▶ What is being asked:
Report each line of the data that has "this" somewhere in it.
──────── Information provided ────────
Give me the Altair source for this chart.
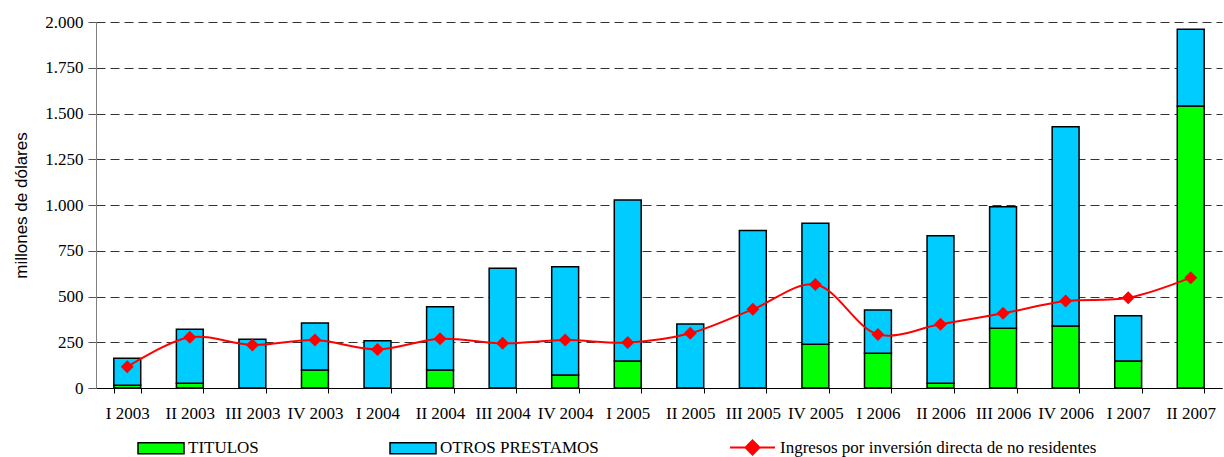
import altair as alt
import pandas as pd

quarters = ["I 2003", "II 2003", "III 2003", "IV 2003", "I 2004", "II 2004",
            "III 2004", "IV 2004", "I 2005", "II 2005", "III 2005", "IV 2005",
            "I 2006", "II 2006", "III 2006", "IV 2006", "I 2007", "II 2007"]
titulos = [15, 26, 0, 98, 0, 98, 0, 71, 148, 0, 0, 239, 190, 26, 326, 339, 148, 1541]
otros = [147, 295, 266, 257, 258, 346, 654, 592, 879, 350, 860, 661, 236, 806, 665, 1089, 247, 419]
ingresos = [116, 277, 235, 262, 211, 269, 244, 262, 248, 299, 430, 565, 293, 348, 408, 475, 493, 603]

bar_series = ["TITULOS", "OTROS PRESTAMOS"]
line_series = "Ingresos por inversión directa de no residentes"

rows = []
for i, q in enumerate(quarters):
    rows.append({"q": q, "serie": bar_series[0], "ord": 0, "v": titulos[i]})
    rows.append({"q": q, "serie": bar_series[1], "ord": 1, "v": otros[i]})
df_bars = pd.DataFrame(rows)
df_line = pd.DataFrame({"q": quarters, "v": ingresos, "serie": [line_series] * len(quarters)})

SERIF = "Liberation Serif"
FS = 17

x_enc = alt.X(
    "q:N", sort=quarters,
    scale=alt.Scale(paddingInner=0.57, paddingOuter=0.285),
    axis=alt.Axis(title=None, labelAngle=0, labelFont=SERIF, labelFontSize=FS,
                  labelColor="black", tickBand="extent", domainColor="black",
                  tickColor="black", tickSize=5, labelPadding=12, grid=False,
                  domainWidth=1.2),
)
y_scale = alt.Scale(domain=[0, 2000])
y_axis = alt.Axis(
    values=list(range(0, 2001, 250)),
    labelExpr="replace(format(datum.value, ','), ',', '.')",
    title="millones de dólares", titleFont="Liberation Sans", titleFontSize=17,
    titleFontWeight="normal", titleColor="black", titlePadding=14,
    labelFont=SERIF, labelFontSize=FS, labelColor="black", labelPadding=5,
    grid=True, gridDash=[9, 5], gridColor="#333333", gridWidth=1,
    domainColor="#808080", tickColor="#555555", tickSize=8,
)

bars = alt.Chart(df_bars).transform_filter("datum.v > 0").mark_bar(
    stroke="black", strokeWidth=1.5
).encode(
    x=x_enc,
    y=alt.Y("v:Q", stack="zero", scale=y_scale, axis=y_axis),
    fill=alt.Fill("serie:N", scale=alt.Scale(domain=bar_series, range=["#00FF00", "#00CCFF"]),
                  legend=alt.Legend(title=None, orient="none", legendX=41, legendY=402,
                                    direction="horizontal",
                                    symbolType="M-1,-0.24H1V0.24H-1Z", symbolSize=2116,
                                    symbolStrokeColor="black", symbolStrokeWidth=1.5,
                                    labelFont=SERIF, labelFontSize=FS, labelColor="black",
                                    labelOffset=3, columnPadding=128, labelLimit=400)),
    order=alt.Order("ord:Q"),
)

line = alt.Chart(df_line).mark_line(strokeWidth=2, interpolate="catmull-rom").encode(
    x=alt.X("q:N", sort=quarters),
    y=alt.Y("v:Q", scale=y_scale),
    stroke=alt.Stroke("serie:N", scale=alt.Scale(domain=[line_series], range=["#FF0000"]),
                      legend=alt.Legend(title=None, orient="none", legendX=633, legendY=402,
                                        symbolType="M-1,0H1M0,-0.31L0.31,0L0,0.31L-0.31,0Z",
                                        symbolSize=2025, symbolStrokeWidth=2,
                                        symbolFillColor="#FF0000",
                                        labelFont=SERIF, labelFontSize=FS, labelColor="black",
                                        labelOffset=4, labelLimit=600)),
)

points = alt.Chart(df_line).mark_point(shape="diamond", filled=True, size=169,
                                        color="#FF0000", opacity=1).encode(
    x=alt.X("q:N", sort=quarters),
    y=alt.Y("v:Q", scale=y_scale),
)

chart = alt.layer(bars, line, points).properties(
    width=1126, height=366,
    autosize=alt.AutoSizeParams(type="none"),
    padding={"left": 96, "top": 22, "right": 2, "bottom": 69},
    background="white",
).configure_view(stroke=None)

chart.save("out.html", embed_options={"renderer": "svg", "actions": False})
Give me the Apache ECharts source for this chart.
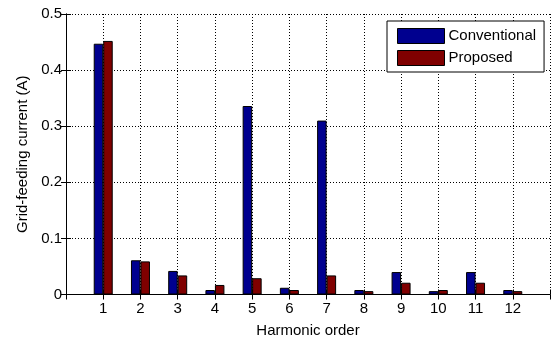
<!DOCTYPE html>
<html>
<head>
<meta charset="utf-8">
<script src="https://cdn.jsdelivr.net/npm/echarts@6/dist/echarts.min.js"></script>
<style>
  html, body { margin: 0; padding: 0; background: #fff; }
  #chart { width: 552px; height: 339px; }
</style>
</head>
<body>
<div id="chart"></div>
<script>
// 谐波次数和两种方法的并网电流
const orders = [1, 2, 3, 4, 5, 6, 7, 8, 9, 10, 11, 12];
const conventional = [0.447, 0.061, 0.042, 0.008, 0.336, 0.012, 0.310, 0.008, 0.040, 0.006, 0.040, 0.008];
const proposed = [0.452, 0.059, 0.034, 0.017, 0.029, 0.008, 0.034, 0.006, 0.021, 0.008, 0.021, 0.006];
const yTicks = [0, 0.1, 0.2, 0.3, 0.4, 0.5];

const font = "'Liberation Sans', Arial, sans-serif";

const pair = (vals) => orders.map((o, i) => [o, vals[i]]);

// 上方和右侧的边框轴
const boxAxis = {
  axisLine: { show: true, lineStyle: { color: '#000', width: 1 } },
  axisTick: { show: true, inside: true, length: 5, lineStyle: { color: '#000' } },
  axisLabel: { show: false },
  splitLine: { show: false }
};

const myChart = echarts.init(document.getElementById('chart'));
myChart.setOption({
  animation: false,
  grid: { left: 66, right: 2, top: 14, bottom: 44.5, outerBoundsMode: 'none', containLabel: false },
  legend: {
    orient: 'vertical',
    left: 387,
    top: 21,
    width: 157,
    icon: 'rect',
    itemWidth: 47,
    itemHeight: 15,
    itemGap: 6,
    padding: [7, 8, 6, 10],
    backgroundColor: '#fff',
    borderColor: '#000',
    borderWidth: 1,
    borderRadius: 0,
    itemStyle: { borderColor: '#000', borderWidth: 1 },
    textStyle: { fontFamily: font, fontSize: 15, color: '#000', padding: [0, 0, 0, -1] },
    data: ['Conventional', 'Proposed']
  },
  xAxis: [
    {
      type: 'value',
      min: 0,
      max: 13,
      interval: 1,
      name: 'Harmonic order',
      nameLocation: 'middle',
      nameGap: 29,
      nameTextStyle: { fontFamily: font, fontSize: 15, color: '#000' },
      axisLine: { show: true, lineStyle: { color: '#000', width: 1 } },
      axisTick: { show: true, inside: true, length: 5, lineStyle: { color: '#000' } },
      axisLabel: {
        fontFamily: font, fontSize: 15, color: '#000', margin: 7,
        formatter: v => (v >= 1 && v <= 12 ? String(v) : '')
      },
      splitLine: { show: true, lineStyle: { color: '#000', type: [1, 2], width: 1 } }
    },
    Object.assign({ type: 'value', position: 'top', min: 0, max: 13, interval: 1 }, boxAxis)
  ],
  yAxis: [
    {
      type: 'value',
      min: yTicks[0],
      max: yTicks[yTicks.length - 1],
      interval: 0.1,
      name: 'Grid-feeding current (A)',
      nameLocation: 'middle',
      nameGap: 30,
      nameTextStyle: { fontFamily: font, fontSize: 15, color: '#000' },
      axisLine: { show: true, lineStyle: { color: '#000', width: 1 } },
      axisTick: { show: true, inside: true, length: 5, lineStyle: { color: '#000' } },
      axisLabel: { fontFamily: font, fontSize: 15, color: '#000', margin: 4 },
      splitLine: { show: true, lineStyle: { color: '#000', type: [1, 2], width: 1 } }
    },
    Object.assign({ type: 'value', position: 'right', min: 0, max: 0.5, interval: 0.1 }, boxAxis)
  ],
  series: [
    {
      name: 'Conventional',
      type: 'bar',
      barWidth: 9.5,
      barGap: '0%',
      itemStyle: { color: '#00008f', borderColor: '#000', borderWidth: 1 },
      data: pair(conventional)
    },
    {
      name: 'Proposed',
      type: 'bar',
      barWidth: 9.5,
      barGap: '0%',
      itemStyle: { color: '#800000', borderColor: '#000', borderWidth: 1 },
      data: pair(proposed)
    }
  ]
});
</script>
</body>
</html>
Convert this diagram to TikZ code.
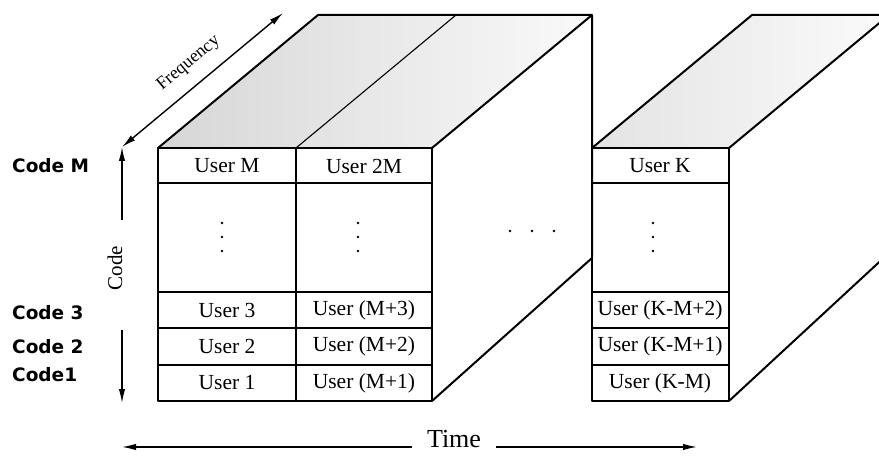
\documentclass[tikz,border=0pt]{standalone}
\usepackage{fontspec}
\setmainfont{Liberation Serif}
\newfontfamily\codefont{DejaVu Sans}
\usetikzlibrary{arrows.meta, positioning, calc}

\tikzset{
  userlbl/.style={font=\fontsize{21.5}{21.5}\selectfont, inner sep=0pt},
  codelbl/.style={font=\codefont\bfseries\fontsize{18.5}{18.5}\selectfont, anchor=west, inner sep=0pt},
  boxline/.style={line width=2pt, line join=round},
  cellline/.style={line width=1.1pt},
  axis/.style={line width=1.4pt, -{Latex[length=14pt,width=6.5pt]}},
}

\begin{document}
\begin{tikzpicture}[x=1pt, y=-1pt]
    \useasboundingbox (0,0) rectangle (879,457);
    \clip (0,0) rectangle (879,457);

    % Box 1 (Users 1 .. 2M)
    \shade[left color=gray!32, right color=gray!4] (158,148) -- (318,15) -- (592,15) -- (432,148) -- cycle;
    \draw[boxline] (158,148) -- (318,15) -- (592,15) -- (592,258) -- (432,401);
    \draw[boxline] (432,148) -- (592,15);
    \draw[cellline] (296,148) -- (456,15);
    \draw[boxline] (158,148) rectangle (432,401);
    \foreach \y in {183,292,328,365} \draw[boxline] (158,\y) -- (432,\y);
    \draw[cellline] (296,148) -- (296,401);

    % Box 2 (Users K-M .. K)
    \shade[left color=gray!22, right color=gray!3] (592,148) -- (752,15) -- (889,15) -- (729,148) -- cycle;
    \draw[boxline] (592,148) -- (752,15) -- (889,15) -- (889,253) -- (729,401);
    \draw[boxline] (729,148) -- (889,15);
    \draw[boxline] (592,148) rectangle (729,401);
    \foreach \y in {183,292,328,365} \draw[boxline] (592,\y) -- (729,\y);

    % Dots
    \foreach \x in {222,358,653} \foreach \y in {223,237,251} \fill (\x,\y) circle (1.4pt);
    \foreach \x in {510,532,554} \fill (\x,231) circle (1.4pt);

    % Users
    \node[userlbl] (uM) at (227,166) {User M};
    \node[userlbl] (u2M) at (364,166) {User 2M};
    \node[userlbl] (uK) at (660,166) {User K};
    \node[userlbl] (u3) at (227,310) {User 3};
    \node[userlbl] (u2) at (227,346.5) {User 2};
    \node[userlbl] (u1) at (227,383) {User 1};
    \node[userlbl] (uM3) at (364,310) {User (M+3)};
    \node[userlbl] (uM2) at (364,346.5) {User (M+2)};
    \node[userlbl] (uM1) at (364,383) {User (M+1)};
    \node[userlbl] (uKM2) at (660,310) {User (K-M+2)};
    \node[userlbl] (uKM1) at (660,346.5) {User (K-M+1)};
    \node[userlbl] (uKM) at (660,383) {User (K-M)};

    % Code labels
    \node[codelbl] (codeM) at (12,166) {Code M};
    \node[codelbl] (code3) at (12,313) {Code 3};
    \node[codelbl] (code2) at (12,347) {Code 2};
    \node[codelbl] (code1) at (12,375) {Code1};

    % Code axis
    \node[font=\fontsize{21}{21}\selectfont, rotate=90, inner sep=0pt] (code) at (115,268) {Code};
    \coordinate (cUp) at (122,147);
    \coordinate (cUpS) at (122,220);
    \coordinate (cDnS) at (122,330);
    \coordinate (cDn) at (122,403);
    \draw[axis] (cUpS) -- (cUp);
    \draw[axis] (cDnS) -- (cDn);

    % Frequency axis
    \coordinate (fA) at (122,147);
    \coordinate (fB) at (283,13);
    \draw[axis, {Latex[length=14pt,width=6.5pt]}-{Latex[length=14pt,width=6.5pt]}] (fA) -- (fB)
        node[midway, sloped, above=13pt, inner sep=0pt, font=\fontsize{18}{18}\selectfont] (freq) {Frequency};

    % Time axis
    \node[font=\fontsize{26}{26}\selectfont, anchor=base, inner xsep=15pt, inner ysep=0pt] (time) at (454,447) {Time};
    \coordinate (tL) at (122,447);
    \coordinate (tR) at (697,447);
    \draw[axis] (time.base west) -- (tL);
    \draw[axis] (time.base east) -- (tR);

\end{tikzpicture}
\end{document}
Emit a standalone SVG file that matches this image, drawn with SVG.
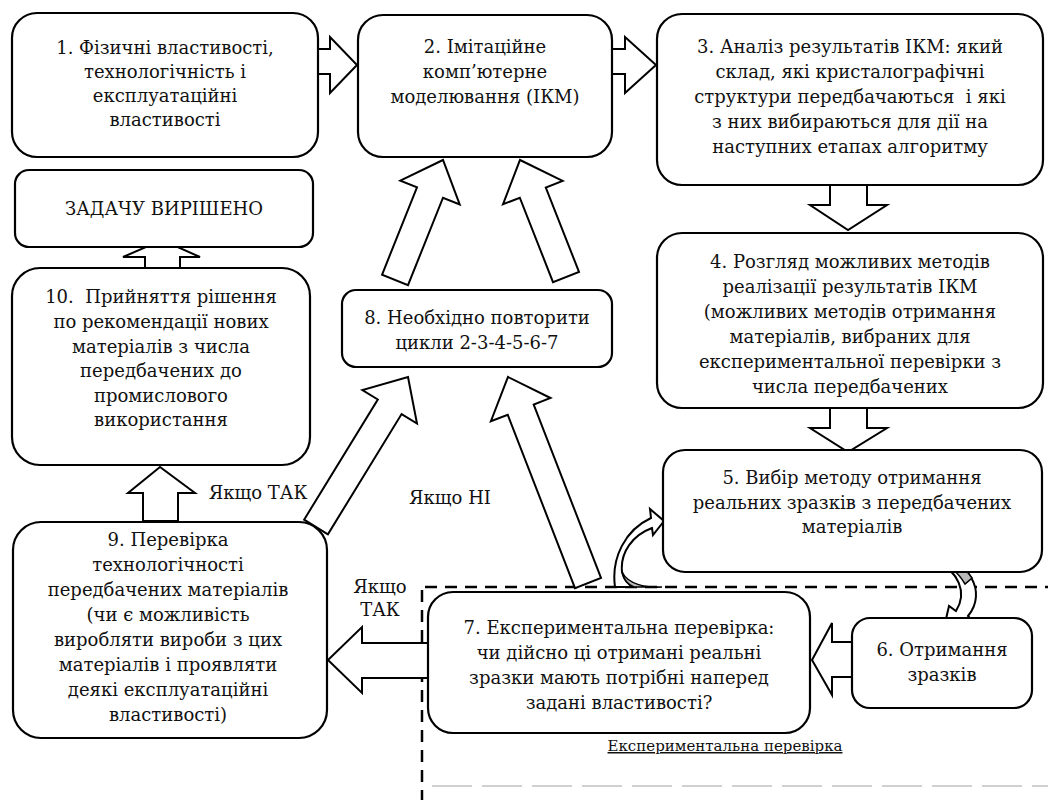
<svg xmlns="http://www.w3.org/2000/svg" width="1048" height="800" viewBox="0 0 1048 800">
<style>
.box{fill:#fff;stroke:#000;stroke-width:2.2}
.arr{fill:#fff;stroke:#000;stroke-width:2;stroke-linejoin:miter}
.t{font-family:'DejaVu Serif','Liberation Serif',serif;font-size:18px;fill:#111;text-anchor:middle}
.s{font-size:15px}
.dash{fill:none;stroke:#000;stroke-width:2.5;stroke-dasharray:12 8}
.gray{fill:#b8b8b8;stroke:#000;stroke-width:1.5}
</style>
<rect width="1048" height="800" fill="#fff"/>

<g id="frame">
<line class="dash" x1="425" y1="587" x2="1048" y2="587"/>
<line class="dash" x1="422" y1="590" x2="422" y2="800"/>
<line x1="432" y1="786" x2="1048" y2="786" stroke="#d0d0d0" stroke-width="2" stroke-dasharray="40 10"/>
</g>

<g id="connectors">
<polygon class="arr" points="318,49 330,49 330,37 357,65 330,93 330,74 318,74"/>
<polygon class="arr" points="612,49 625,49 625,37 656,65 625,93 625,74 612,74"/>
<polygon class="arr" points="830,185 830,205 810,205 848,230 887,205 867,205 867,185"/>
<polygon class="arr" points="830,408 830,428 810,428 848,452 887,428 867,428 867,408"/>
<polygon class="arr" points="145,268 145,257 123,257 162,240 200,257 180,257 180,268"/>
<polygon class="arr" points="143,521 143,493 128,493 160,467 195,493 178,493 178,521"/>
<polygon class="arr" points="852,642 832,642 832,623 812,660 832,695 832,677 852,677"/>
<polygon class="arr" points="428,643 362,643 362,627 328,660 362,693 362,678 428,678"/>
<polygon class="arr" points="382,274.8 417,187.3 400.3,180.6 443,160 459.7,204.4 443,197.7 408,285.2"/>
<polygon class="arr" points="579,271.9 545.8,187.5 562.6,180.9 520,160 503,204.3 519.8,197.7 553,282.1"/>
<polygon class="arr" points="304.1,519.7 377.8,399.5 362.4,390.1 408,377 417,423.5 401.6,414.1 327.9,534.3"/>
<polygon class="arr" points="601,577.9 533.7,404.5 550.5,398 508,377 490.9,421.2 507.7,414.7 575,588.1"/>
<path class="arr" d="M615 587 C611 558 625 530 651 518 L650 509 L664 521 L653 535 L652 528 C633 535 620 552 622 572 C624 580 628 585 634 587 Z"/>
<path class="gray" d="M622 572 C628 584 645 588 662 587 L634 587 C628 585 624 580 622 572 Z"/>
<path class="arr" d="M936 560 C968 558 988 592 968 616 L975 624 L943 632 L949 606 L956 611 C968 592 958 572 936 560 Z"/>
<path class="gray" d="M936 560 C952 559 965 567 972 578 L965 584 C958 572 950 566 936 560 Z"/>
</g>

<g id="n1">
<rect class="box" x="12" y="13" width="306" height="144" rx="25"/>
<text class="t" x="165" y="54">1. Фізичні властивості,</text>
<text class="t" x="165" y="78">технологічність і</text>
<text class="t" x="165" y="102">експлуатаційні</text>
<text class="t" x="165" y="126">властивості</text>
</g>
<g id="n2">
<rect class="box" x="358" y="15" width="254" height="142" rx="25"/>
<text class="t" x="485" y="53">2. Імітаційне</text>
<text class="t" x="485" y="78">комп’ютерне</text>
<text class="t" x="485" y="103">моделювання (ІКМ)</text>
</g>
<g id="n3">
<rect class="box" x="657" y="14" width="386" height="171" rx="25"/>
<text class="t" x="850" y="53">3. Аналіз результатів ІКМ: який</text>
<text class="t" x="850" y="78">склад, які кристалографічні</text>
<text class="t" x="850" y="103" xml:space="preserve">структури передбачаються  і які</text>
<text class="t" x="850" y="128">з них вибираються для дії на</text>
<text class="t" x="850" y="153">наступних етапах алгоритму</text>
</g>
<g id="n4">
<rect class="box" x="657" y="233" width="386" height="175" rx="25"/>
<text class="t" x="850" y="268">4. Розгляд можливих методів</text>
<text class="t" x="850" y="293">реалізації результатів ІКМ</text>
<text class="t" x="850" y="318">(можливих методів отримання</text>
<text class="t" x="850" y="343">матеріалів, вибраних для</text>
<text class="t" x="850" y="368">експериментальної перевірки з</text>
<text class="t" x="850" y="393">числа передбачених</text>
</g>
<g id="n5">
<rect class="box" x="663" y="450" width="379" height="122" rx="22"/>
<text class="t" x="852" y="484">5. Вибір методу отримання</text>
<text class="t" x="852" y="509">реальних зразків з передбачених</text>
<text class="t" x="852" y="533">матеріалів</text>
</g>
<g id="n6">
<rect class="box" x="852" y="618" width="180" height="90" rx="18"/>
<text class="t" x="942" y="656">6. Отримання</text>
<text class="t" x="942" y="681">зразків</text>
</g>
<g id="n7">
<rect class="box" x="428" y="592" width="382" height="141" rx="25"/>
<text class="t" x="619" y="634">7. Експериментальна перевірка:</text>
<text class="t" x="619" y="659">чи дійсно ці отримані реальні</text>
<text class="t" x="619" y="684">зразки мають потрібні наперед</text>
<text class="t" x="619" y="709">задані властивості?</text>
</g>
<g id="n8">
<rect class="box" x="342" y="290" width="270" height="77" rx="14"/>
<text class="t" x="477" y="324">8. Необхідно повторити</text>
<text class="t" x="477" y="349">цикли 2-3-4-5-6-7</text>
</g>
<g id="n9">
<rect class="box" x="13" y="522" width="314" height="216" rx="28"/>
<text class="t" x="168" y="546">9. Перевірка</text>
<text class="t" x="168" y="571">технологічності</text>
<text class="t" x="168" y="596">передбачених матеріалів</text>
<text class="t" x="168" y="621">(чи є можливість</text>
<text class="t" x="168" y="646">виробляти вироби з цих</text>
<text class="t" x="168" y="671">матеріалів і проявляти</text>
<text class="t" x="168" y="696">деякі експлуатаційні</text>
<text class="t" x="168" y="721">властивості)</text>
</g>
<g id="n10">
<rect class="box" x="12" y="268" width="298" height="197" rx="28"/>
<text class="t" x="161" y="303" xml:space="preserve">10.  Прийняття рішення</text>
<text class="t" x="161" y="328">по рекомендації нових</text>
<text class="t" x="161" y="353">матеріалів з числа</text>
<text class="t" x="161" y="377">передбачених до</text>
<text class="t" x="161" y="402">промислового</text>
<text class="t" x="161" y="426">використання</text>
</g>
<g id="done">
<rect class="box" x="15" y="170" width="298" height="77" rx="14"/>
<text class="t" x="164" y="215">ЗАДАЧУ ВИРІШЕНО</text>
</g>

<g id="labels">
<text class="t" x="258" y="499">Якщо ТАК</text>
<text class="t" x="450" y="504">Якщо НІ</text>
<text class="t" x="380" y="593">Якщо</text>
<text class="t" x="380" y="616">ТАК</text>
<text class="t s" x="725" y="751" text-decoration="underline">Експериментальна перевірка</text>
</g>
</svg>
────────
▶ Finished exercise:
Give me the Altair source for this chart.
Give me the Apache ECharts source for this chart.
Convert this diagram to TikZ code.
Emit a standalone SVG file that matches this image, drawn with SVG.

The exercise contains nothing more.